Problem Description:
In this R Programming assignment, we analyze a dataset of 2400 responses to 10 interview questions using R. We begin by preparing our environment, ensuring the necessary packages are loaded. Next, we clean the data, eliminating invalid responses. Key variables, such as age, education, employment, and religious inclination, are categorized. Descriptive statistics are generated, and the normality of the data is assessed. Finally, a linear regression analysis is performed to explore the significance of select variables within the dataset.
Step 1: Setting Up the Environment
In R, the first step is to ensure that all the necessary packages are correctly installed and loaded into the library. For this project, we rely on key packages, including Janitor, dplyr, tidyverse, psych, and readxl.
R Code
# Load required packages
library(janitor)
library(dplyr)
library(tidyverse)
library(psych)
library(readxl)
Step 2: Data Import and Cleaning
The dataset consists of 2400 responses to 10 interview questions. It's crucial to clean the data by eliminating invalid responses such as "Don't Know," missing data, and those who refused to answer. We can achieve this using the subset() function in R, which results in the removal of 323 data points with problematic responses.
R Code
# Import the Excel dataset
data <- read_excel("your_dataset.xlsx")
# Clean the data by removing invalid responses
data_cleaned <- data %>%
subset(!(Question %in% c("Don't Know", "Missing", "Refused to Answer")))

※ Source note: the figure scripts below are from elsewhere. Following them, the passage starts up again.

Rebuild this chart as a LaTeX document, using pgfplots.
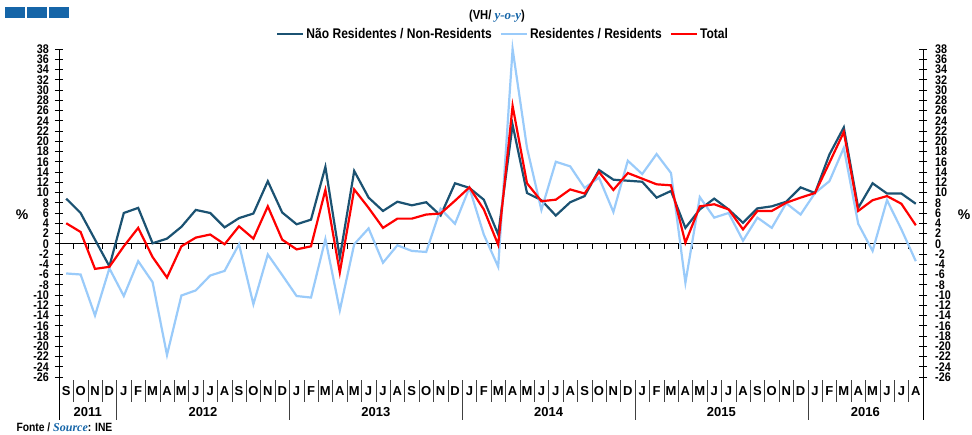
\documentclass[border=0pt]{standalone}
\usepackage{fontspec}
\setmainfont{Liberation Sans}
\newfontfamily\nf{Liberation Sans}[FakeStretch=0.86]
\newfontfamily\serifit{Liberation Serif}
\usepackage{pgfplots}
\usepackage{pgfplotstable}
\pgfplotsset{compat=1.18}
\definecolor{nonres}{HTML}{1B5272}
\definecolor{res}{HTML}{9ACBFA}
\definecolor{tot}{HTML}{FF0000}
\definecolor{hdrblue}{HTML}{1565A8}

% monthly y-o-y change, Sep 2011 - Aug 2016
\pgfplotstableread{
i  nonres  res    total
0   8.8   -5.8    4.0
1   6.0   -6.0    2.3
2   0.8  -14.0   -4.9
3  -4.4   -4.8   -4.5
4   6.0  -10.2   -0.5
5   7.0   -3.4    3.1
6   0.1   -7.5   -2.6
7   1.0  -21.7   -6.6
8   3.3  -10.1   -0.5
9   6.6   -9.1    1.2
10  6.0   -6.2    1.8
11  3.2   -5.3   -0.1
12  5.0   -0.1    3.4
13  5.9  -11.8    1.0
14 12.2   -2.1    7.3
15  6.1   -6.1    0.8
16  3.8  -10.2   -1.1
17  4.7  -10.5   -0.5
18 15.0    0.9   10.5
19 -2.7  -13.0   -5.6
20 14.2   -0.1   10.6
21  9.0    3.0    7.0
22  6.4   -3.7    3.1
23  8.2   -0.3    4.9
24  7.5   -1.4    4.9
25  8.1   -1.6    5.7
26  5.5    6.8    5.9
27 11.8    3.9    8.4
28 10.9   10.9   11.0
29  8.6    1.8    6.7
30  1.8   -4.5   -0.2
31 23.2   38.0   26.9
32  9.9   18.7   11.8
33  8.5    6.6    8.3
34  5.5   16.0    8.6
35  8.1   15.1   10.6
36  9.3   10.9    9.8
37 14.4   12.9   14.0
38 12.5    6.2   10.5
39 12.3   16.2   13.8
40 12.1   13.6   12.7
41  9.0   17.5   11.6
42 10.3   13.8   11.4
43  3.1   -7.6    0.2
44  6.7    9.1    7.3
45  8.8    5.1    7.7
46  6.7    6.0    6.7
47  4.1    0.6    2.8
48  6.9    5.1    6.4
49  7.3    3.1    6.4
50  8.2    7.9    8.0
51 11.0    5.7    9.0
52  9.9    9.9    9.9
53 17.4   12.2   15.8
54 22.7   18.7   21.8
55  7.0    3.9    6.4
56 11.8   -1.4    8.5
57  9.8    8.5    9.3
58  9.8    2.8    7.8
59  7.8   -3.4    3.6
}\data

\begin{document}
\begin{tikzpicture}
\path[use as bounding box] (0pt,0pt) rectangle (972pt,434pt);

\pgfplotsset{
  common/.style={
    at={(59pt,57pt)}, anchor=south west, scale only axis,
    width=864pt, height=328pt,
    xmin=-0.5, xmax=59.5, ymin=-26, ymax=38,
    ytick={-26,-24,...,38},
    yticklabel={\pgfmathparse{int(\tick)}\pgfmathresult},
    tick align=center, major tick length=8pt,
    tick style={black, line width=0.6pt},
    axis line style={black, line width=0.8pt},
    clip=false,
  }
}

\begin{axis}[common,
  axis y line*=left, axis x line*=bottom,
  yticklabel style={font=\nf\bfseries\fontsize{12.5}{12.5}\selectfont, inner sep=0pt, xshift=-6pt},
  x axis line style={draw=none},
  xtick={0,...,59}, major x tick style={draw=none},
  xticklabels={S,O,N,D,J,F,M,A,M,J,J,A,S,O,N,D,J,F,M,A,M,J,J,A,S,O,N,D,J,F,M,A,M,J,J,A,S,O,N,D,J,F,M,A,M,J,J,A,S,O,N,D,J,F,M,A,M,J,J,A},
  xticklabel style={font=\bfseries\fontsize{13}{13}\selectfont, yshift=-2pt},
  legend style={at={(axis description cs:0.514,1.046)}, anchor=center,
    draw=none, fill=none, legend columns=3,
    font=\nf\bfseries\fontsize{14}{14}\selectfont,
    /tikz/every even column/.append style={column sep=6pt}},
  legend image code/.code={\draw[#1] (0pt,0pt) -- (26pt,0pt);},
]
\draw[black, line width=0.8pt] (axis cs:-0.5,0) -- (axis cs:59.5,0);
\pgfplotsinvokeforeach{0.5,1.5,...,58.5}{
  \draw[black, line width=0.6pt] (axis cs:#1,0) -- ++(0pt,-5pt);
  \draw[black!75, line width=0.6pt] (axis cs:#1,-26.6) -- (axis cs:#1,-30.9);
}
\pgfplotsinvokeforeach{3.5,15.5,27.5,39.5,51.5}{
  \draw[black!75, line width=0.6pt] (axis cs:#1,-30.9) -- (axis cs:#1,-34.4);
}
\draw[black, line width=0.8pt] (axis cs:-0.5,-26) -- (axis cs:-0.5,-34.4);
\draw[black, line width=0.8pt] (axis cs:59.5,-26) -- (axis cs:59.5,-34.4);

\addplot[nonres, line width=2.2pt] table[x=i, y=nonres] {\data};
\addlegendentry{Não Residentes / Non-Residents}
\addplot[res, line width=2.2pt] table[x=i, y=res] {\data};
\addlegendentry{Residentes / Residents}
\addplot[tot, line width=2.2pt] table[x=i, y=total] {\data};
\addlegendentry{Total}

\begin{scope}[font=\bfseries\fontsize{13}{13}\selectfont]
\node at (axis cs:1.5,-32.9) {2011};
\node at (axis cs:9.5,-32.9) {2012};
\node at (axis cs:21.5,-32.9) {2013};
\node at (axis cs:33.5,-32.9) {2014};
\node at (axis cs:45.5,-32.9) {2015};
\node at (axis cs:55.5,-32.9) {2016};
\end{scope}
\end{axis}

\begin{axis}[common,
  axis y line*=right, axis x line=none,
  yticklabel pos=right,
  yticklabel style={font=\nf\bfseries\fontsize{12.5}{12.5}\selectfont, inner sep=0pt, xshift=8pt},
]
\end{axis}

% decorations outside the axes
\fill[hdrblue] (5pt,416pt) rectangle (25pt,427pt);
\fill[hdrblue] (27pt,416pt) rectangle (47pt,427pt);
\fill[hdrblue] (49pt,416pt) rectangle (69pt,427pt);
\node[font=\nf\bfseries\fontsize{13}{13}\selectfont, anchor=center] at (497pt,418pt)
  {(VH/ {\color{hdrblue}\serifit\bfseries\itshape y-o-y})};
\node[font=\bfseries\fontsize{14}{14}\selectfont] at (22pt,219pt) {\%};
\node[font=\bfseries\fontsize{14}{14}\selectfont] at (964pt,219pt) {\%};
\node[font=\nf\bfseries\fontsize{12}{12}\selectfont, anchor=west] at (13pt,7pt)
  {Fonte / {\color{hdrblue}\serifit\bfseries\itshape Source}: INE};
\end{tikzpicture}
\end{document}
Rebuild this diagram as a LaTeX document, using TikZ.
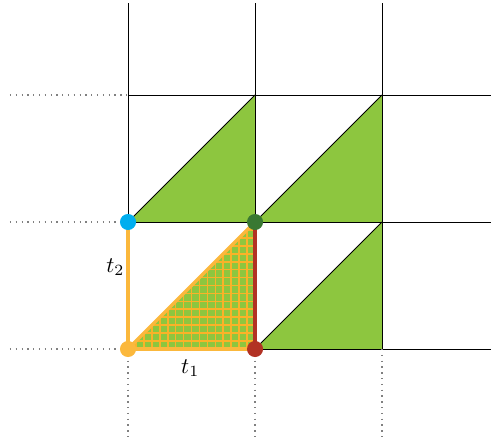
\documentclass[tikz,border=0pt]{standalone}
\definecolor{tgreen}{RGB}{141,198,63}
\definecolor{torange}{RGB}{251,184,60}
\definecolor{tpat}{RGB}{250,178,40}
\definecolor{tblue}{RGB}{0,174,239}
\definecolor{tdkgreen}{RGB}{57,120,50}
\definecolor{tred}{RGB}{178,50,36}
\begin{document}
\begin{tikzpicture}[x=2cm,y=2cm,
  gridline/.style={black,line width=0.4pt},
  guide/.style={gray,dotted,line width=0.6pt},
  dot/.style={circle,inner sep=0pt,minimum size=7.2pt},
  edgeor/.style={torange,line width=1.5pt},
  edgered/.style={tred,line width=1.5pt}]
\useasboundingbox (-1.008,-0.756) rectangle (2.858,2.748);
% green triangles
\fill[tgreen] (0,1) -- (1,2) -- (1,1) -- cycle;
\fill[tgreen] (1,1) -- (2,2) -- (2,1) -- cycle;
\fill[tgreen] (1,0) -- (2,1) -- (2,0) -- cycle;
\fill[tgreen] (0,0) -- (1,1) -- (1,0) -- cycle;
\begin{scope}
  \clip (0,0) -- (1,1) -- (1,0) -- cycle;
  \draw[tpat,line width=0.75pt,step=0.0625] (0,0) grid (1,1);
\end{scope}
\draw[black,line width=0.4pt] (0,1) -- (1,2) (1,1) -- (2,2) (1,0) -- (2,1);
% grid
\foreach \x in {0,1,2} \draw[gridline] (\x,0) -- (\x,2.725);
\foreach \y in {0,1,2} \draw[gridline] (0,\y) -- (2.858,\y);
\foreach \y in {0,1,2} \draw[guide] (-0.93,\y) -- (0,\y);
\foreach \x in {0,1,2} \draw[guide] (\x,0) -- (\x,-0.72);
% named points
\coordinate (pO) at (0,0);
\coordinate (pA) at (1,0);
\coordinate (pB) at (0,1);
\coordinate (pC) at (1,1);
\draw[edgeor] (pB) -- (pO) -- (pA);
\draw[edgeor] (pO) -- (pC);
\draw[edgered] (pA) -- (pC);
\node[dot,fill=torange] (dO) at (pO) {};
\node[dot,fill=tred] (dA) at (pA) {};
\node[dot,fill=tblue] (dB) at (pB) {};
\node[dot,fill=tdkgreen] (dC) at (pC) {};
\node (l2) at (-0.1,0.645) {$t_2$};
\node (l1) at (0.49,-0.15) {$t_1$};
\end{tikzpicture}
\end{document}
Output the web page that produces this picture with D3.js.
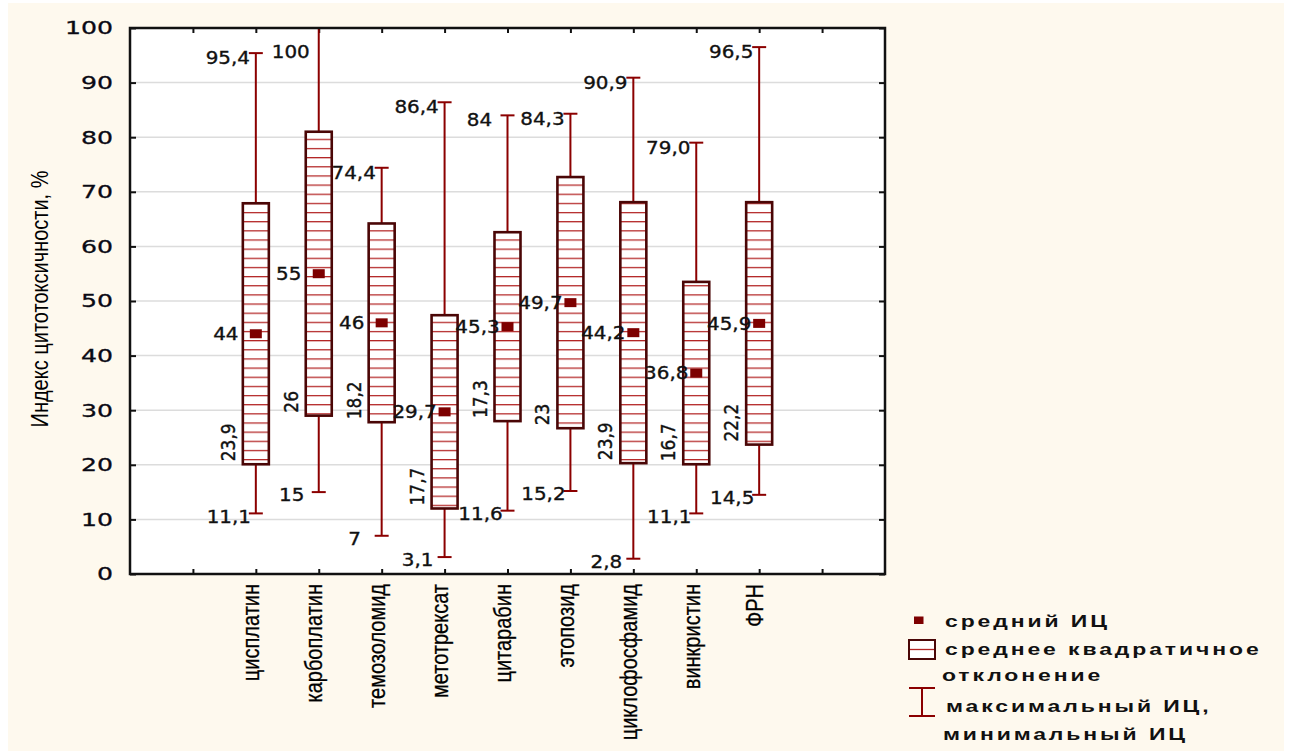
<!DOCTYPE html>
<html>
<head>
<meta charset="utf-8">
<script src="https://cdn.jsdelivr.net/npm/d3@7"></script>
<style>
  html, body { margin: 0; padding: 0; background: #ffffff; }
  svg { display: block; }
</style>
</head>
<body>
<svg id="chart" width="1291" height="751"></svg>
<script>
// ---------------- data ----------------
const categories = ["цисплатин", "карбоплатин", "темозоломид", "метотрексат", "цитарабин", "этопозид", "циклофосфамид", "винкристин", "ФРН"];
const meanValues = [44, 55, 46, 29.7, 45.3, 49.7, 44.2, 36.8, 45.9];
const sdValues   = [23.9, 26, 18.2, 17.7, 17.3, 23, 23.9, 16.7, 22.2];
const maxValues  = [95.4, 100, 74.4, 86.4, 84, 84.3, 90.9, 79.0, 96.5];
const minValues  = [11.1, 15, 7, 3.1, 11.6, 15.2, 2.8, 11.1, 14.5];
const meanLabels = ["44", "55", "46", "29,7", "45,3", "49,7", "44,2", "36,8", "45,9"];
const sdLabels   = ["23,9", "26", "18,2", "17,7", "17,3", "23", "23,9", "16,7", "22,2"];
const maxLabels  = ["95,4", "100", "74,4", "86,4", "84", "84,3", "90,9", "79,0", "96,5"];
const minLabels  = ["11,1", "15", "7", "3,1", "11,6", "15,2", "2,8", "11,1", "14,5"];
const yTicks = [0, 10, 20, 30, 40, 50, 60, 70, 80, 90, 100];
const xTicks = [1, 2, 3, 4, 5, 6, 7, 8, 9, 10, 11];
const yAxisTitle = "Индекс цитотоксичности, %";
const legendItems = [
  ["средний ИЦ"],
  ["среднее квадратичное", "отклонение"],
  ["максимальный ИЦ,", "минимальный ИЦ"]
];

// ---------------- layout ----------------
const W = 1291, H = 751;
const plot = { left: 130, right: 885, top: 28, bottom: 574 };
const svg = d3.select("#chart");

const x = d3.scaleLinear().domain([0, 12]).range([plot.left, plot.right]);
const y = d3.scaleLinear().domain([0, 100]).range([plot.bottom, plot.top]);
const catPos = i => x(i + 2);

const colWhisker = "#8b0000";
const colBox = "#4a0606";
const colHatch = "#b32424";
const colMean = "#7d0000";
const numFont = "'DejaVu Sans', Verdana, sans-serif";
const txtFont = "'Liberation Sans', Arial, sans-serif";

// background
svg.append("rect").attr("x", 0).attr("y", 0).attr("width", W).attr("height", H).attr("fill", "#ffffff");
svg.append("rect").attr("x", 8).attr("y", 3).attr("width", 1276).attr("height", H - 3).attr("fill", "#fef9ee");
svg.append("rect").attr("x", plot.left).attr("y", plot.top)
  .attr("width", plot.right - plot.left).attr("height", plot.bottom - plot.top).attr("fill", "#ffffff");

// hatch pattern
const defs = svg.append("defs");
const pat = defs.append("pattern").attr("id", "hatch").attr("patternUnits", "userSpaceOnUse")
  .attr("x", 0).attr("y", 1.5).attr("width", 20).attr("height", 9.15);
pat.append("rect").attr("width", 20).attr("height", 9.15).attr("fill", "#ffffff");
pat.append("line").attr("x1", 0).attr("x2", 20).attr("y1", 0.6).attr("y2", 0.6)
  .attr("stroke", colHatch).attr("stroke-width", 1.3);

// gridlines
svg.append("g").selectAll("line").data(yTicks.filter(t => t > 0 && t < 100)).join("line")
  .attr("x1", plot.left).attr("x2", plot.right)
  .attr("y1", d => y(d)).attr("y2", d => y(d))
  .attr("stroke", "#dcdcdc").attr("stroke-width", 1.5);

// axes via d3 axis (inner ticks)
const axL = svg.append("g").attr("transform", `translate(${plot.left},0)`)
  .call(d3.axisRight(y).tickValues(yTicks).tickSize(6).tickFormat(""));
const axR = svg.append("g").attr("transform", `translate(${plot.right},0)`)
  .call(d3.axisLeft(y).tickValues(yTicks).tickSize(6).tickFormat(""));
const axT = svg.append("g").attr("transform", `translate(0,${plot.top})`)
  .call(d3.axisBottom(x).tickValues(xTicks).tickSize(5).tickFormat(""));
const axB = svg.append("g").attr("transform", `translate(0,${plot.bottom})`)
  .call(d3.axisTop(x).tickValues(xTicks).tickSize(5).tickFormat(""));
[axL, axR, axT, axB].forEach(a => {
  a.select(".domain").remove();
  a.selectAll(".tick line").attr("stroke", "#111").attr("stroke-width", 2);
});

// y tick labels
svg.append("g").selectAll("text").data(yTicks).join("text")
  .attr("transform", d => `translate(113,${y(d)}) scale(1.4,1)`)
  .attr("text-anchor", "end").attr("dy", "0.36em")
  .attr("font-family", numFont).attr("font-size", 18).attr("fill", "#0a0a14")
  .attr("stroke", "#0a0a14").attr("stroke-width", 0.3)
  .text(d => d);

// y axis title
svg.append("text")
  .attr("transform", `translate(48,${(plot.top + plot.bottom) / 2 - 2}) scale(1.15,1) rotate(-90)`)
  .attr("text-anchor", "middle")
  .attr("font-family", txtFont).attr("font-size", 20).attr("fill", "#000")
  .text(yAxisTitle);

// category labels
svg.append("g").selectAll("text").data(categories).join("text")
  .attr("transform", (d, i) => `translate(${catPos(i)},584) scale(1.2,1) rotate(-90)`)
  .attr("text-anchor", "end").attr("dy", 3)
  .attr("font-family", txtFont).attr("font-size", 20).attr("fill", "#000")
  .attr("stroke", "#000").attr("stroke-width", 0.25)
  .text(d => d);

// whiskers
const gW = svg.append("g");
categories.forEach((c, i) => {
  const cx = catPos(i);
  gW.append("line").attr("x1", cx).attr("x2", cx).attr("y1", y(maxValues[i])).attr("y2", y(minValues[i]))
    .attr("stroke", colWhisker).attr("stroke-width", 2);
  [maxValues[i], minValues[i]].forEach(v => {
    if (v < 100) gW.append("line").attr("x1", cx - 7).attr("x2", cx + 7).attr("y1", y(v)).attr("y2", y(v))
      .attr("stroke", colWhisker).attr("stroke-width", 2);
  });
});

// boxes (mean ± SD)
const boxHalf = 13;
svg.append("g").selectAll("rect").data(categories).join("rect")
  .attr("x", (d, i) => catPos(i) - boxHalf)
  .attr("y", (d, i) => y(meanValues[i] + sdValues[i]))
  .attr("width", boxHalf * 2)
  .attr("height", (d, i) => y(meanValues[i] - sdValues[i]) - y(meanValues[i] + sdValues[i]))
  .attr("fill", "url(#hatch)").attr("stroke", colBox).attr("stroke-width", 2.6);

// mean markers
svg.append("g").selectAll("rect").data(meanValues).join("rect")
  .attr("x", (d, i) => catPos(i) - 6).attr("y", d => y(d) - 4.5)
  .attr("width", 12).attr("height", 9).attr("fill", colMean);

// value labels
const lab = svg.append("g").attr("font-family", numFont).attr("font-size", 17).attr("fill", "#111")
  .attr("stroke", "#111").attr("stroke-width", 0.35);
function hLabel(px, py, t) {
  lab.append("text").attr("transform", `translate(${px},${py}) scale(1.17,1)`)
    .attr("text-anchor", "middle").attr("dy", "0.36em").text(t);
}
categories.forEach((c, i) => {
  const cx = catPos(i);
  hLabel(cx - 30, y(meanValues[i]), meanLabels[i]);
  hLabel(cx - 28, Math.max(y(maxValues[i]) + 5, plot.top + 24), maxLabels[i]);
  hLabel(cx - 27, y(minValues[i]) + 3, minLabels[i]);
  lab.append("text")
    .attr("transform", `translate(${cx - 21},${y(meanValues[i] - sdValues[i]) - 3}) scale(1.17,1) rotate(-90)`)
    .attr("text-anchor", "start").text(sdLabels[i]);
});

// frame
svg.append("rect").attr("x", plot.left).attr("y", plot.top)
  .attr("width", plot.right - plot.left).attr("height", plot.bottom - plot.top)
  .attr("fill", "none").attr("stroke", "#111").attr("stroke-width", 2.5);

// legend
const lg = svg.append("g");
function legLine(px, py, t) {
  lg.append("text").attr("transform", `translate(${px},${py}) scale(1.35,1)`)
    .attr("font-family", txtFont).attr("font-size", 17).attr("font-weight", "bold")
    .attr("letter-spacing", 2.15).attr("fill", "#111")
    .text(t);
}
// item 1: mean marker
lg.append("rect").attr("x", 914).attr("y", 616.5).attr("width", 9.5).attr("height", 7.5).attr("fill", colMean);
legLine(945, 627, legendItems[0][0]);
// item 2: box
lg.append("rect").attr("x", 909).attr("y", 640).attr("width", 26).attr("height", 19)
  .attr("fill", "#fff").attr("stroke", colBox).attr("stroke-width", 2);
lg.append("line").attr("x1", 910).attr("x2", 934).attr("y1", 649.5).attr("y2", 649.5)
  .attr("stroke", colHatch).attr("stroke-width", 1.3);
legLine(945, 655, legendItems[1][0]);
legLine(942, 681, legendItems[1][1]);
// item 3: whisker
lg.append("line").attr("x1", 922).attr("x2", 922).attr("y1", 688).attr("y2", 716).attr("stroke", colWhisker).attr("stroke-width", 2);
lg.append("line").attr("x1", 909).attr("x2", 935).attr("y1", 688).attr("y2", 688).attr("stroke", colWhisker).attr("stroke-width", 2);
lg.append("line").attr("x1", 909).attr("x2", 935).attr("y1", 716).attr("y2", 716).attr("stroke", colWhisker).attr("stroke-width", 2);
legLine(946, 712, legendItems[2][0]);
legLine(943, 740, legendItems[2][1]);
</script>
</body>
</html>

Step 3: Variable Categorization
Selected variables, including age, education, employment, and religious inclination, need to be categorized for analysis. This is accomplished using the cut() function.
R Code
# Categorize selected variables
data_cleaned <- data_cleaned %>%
mutate(
Age_Group = cut(Age, breaks = c(18, 25, 35, 45, 55, 65, Inf),
labels = c("18-25", "26-35", "36-45", "46-55", "56-65", "66+")),
Education_Level = cut(Education, breaks = c(0, 8, 12, 16, 20, Inf),
labels = c("Primary", "High School", "Bachelor's", "Master's", "PhD")),
Employment_Status = cut(Employment, breaks = c(0, 1, 2, 3, Inf),
labels = c("Unemployed", "Part-time", "Full-time", "Self-employed")),
Religious_Level = cut(Religious, breaks = c(0, 1, 2, 3, Inf),
labels = c("Low", "Moderate", "High", "Very High"))
)
Step 4: Descriptive Statistics
Descriptive statistics provide insight into the characteristics of the variables. To obtain these statistics, we can use the summary() or describe() functions. describe() offers more detailed information about the variables.
R Code
# Generate descriptive statistics
descriptive_stats <- describe(data_cleaned)
Step 5: Normality Testing
To assess normality, a normality test can be applied. This helps determine whether the data follows a normal distribution.
R Code
# Perform normality test
normality_test_result <- shapiro.test(data_cleaned$Variable_of_Interest)
Step 6: Linear Regression Analysis
For linear regression analysis, we will select a subset of the data. The results of this analysis are shown below.
R Code
# Perform linear regression analysis
linear_model <- lm(Y_Variable ~ X1 + X2 + X3, data = data_cleaned)
# View the results of the linear regression
summary(linear_model)
Step 7: Significance Testing
Using a two-sided t-tailed test, we assess the significance of specific variables (e.g., Q52J, Q19A, Q1, and Q101) within the rejection region. Further variable testing can be conducted as needed.